2. Standards for evaluations

In order to ensure the quality of evaluation activities, the Commission recommends Member States and regions to base their work on clearly identified standards, established either by themselves or to use European Commission standards or those of national evaluation societies, the OECD and other organisations. Most of the standards converge on principles such as the necessity of planning, the involvement of stakeholders, transparency, use of rigorous methods, independence and dissemination of results. A possible structure with some explanations is provided in annex 3.

We recommend the consultationof the following sources:

Quality of an evaluation report: EVALSED, The Guide.
Website of European Evaluation Society: It provides access to the standards of national evaluation societies.

OECD, 1992. Principles for evaluation of development assistance.

3. Practical points for the programming period 2014-20

The intention of this section is to provide (future) programme managers some pragmatic ideas on what is required for monitoring and evaluation of cohesion policy and what should be done when taking into account the ideas and principles sketched out in the previous section of this paper and what has already been presented in the 5th Cohesion Report.

3.1 Programming

Programmes with a clear identification of changes sought, concentrated on a limited number of interventions are a decisive condition for efficient and effective monitoring and evaluation during the whole programming period.

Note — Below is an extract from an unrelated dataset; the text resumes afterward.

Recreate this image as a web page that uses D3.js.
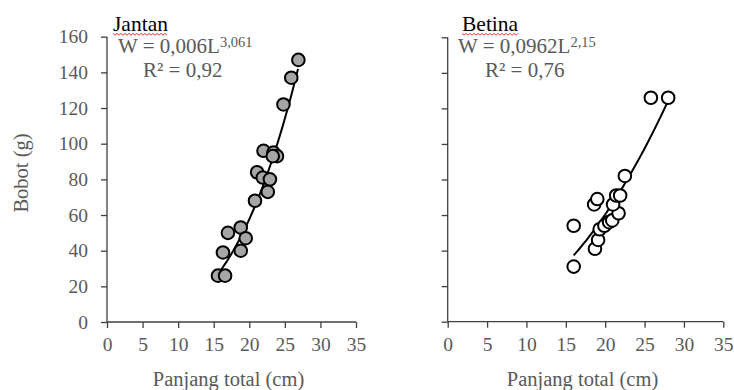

3.1.1 Clear objectives as key condition for effective monitoring and evaluation

Each priority (sub-priority) should identify the socio-economic phenomenon that it intends to change – the result - and one (or some very few) result indicators that best express this intended change. Each priority should express the direction of the desired change (e.g., a reduction or growth of the value of result indicator). Setting a quantified target or a range for the addressed result indicator or the contribution of the programme might be possible in selected cases.